To simplify it, in WWII the side that had the most weapons beat the side that had the best weapons. In modern wars, the side that has the best weapons beats the side that has the most weapons.

I’m reading a book about the Magna Carta, and the author has a footnote explaining how the £7,000 spent on Dover Castle (castles were the aircraft carriers of their day) in the Twelfth Century was equivalent to about £1.7 billion today. And that wasn’t greenfield construction, just large improvements. (Around the same time, in Henry II’s reign, the crown took in about ~£30,000 per year in total.)

However, that’s not simply adjusted for inflation, it’s sourced from this website measuringworth.com which uses some kind of algorithm with different comparisons to come up with a more realistic number. Looking at the website myself, the range for the current value of that £7,000 goes from the low billions to trillions. Which means England’s largest castle, when it was built, cost something around what an aircraft carrier today would cost, if not vastly more.

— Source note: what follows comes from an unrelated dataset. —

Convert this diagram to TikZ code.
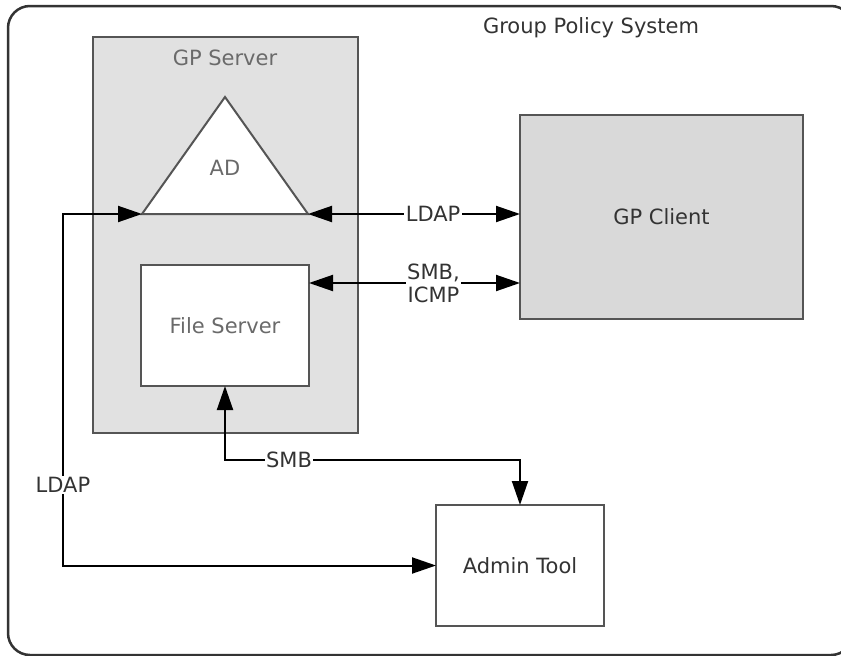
\documentclass[tikz,border=0pt]{standalone}
\usepackage{fontspec}
\setmainfont{DejaVu Sans}
\usetikzlibrary{arrows.meta}
\definecolor{frameline}{HTML}{333333}
\definecolor{boxline}{HTML}{555555}
\definecolor{serverfill}{HTML}{E1E1E1}
\definecolor{clientfill}{HTML}{D9D9D9}
\definecolor{softtext}{HTML}{6A6A6A}
\definecolor{darktext}{HTML}{333333}
\tikzset{
  box/.style={draw=boxline, line width=2pt, inner sep=0pt, outer sep=0pt,
              font=\fontsize{21}{25}\selectfont},
  caption/.style={font=\fontsize{21}{25}\selectfont, inner sep=1.5pt},
  link/.style={draw=black, line width=2pt, {Triangle[length=24pt,width=16pt]}-{Triangle[length=24pt,width=16pt]}},
  linklabel/.style={caption, fill=white, text=darktext, align=center}
}
\begin{document}
\begin{tikzpicture}[x=1pt, y=-1pt]
\useasboundingbox (0,0) rectangle (841,656);
\fill[white] (0,0) rectangle (841,656);

% outer system frame
\draw[frameline, line width=2.5pt, rounded corners=22pt] (8,6) rectangle (853,655);
\node[caption, text=darktext] (systitle) at (591,28) {Group Policy System};

% server side
\node[box, fill=serverfill, minimum width=265pt, minimum height=396pt] (gpserver) at (225.5,235) {};
\node[caption, text=softtext] (gpservertitle) at (225,58) {GP Server};

% directory triangle
\coordinate (adL) at (142,214);
\coordinate (adR) at (308,214);
\coordinate (adTop) at (225,97);
\draw[boxline, line width=2pt, fill=white, line join=miter] (adL) -- (adTop) -- (adR) -- cycle;
\node[caption, text=softtext] (ad) at (225,168) {AD};

\node[box, fill=white, text=softtext, minimum width=168pt, minimum height=121pt] (fileserver) at (225,325.5) {File Server};

% client and admin tool
\node[box, fill=clientfill, text=darktext, minimum width=283pt, minimum height=204pt] (gpclient) at (661.5,217) {GP Client};
\node[box, fill=white, text=darktext, minimum width=168pt, minimum height=121pt] (admin) at (520,565.5) {Admin Tool};

% connectors
\draw[link] (adR) -- (adR -| gpclient.west)
  node[linklabel, pos=0.59] (ldaplabel) {LDAP};

\coordinate (fsport) at (309,283);
\draw[link] (fsport) -- (fsport -| gpclient.west)
  node[linklabel, pos=0.59, font=\fontsize{21}{23}\selectfont] (smblabel) {SMB,\\ICMP};

\coordinate (ldapcorner) at (63,214);
\draw[link] (admin.west) -| (ldapcorner) -- (adL);
\node[linklabel] (ldapside) at (63,485) {LDAP};

\coordinate (smbrow) at (289,460);
\draw[link] (fileserver.south) |- (smbrow) -| (admin.north);
\node[linklabel] (smbbottom) at (smbrow) {SMB};
\end{tikzpicture}
\end{document}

So I’m not 100% sure that you can say war is much more expensive today. It has pretty much always strained the finances of the nations involved. The huge costs of Henry’s, Richard’s and John’s military adventures, born by the wealthy landowners of the day, sparked a civil war.

No way.
We hit 4000 KIA, just including US soldiers, when I was stationed there in 2008. As of 2009, there were 179 British soldiers killed in Iraq, too. So I don’t know where your 172 number is coming from, but it’s wrong.

My guess is that he was conflating (or didn’t recognize the difference between) the 1991 invasion of Kuwait and Iraq and the 2003 invasion of Iraq. The coalition death figure is reasonably close to the tally of the 1991 invasion.

Of course, his fundamental point is still full of crap.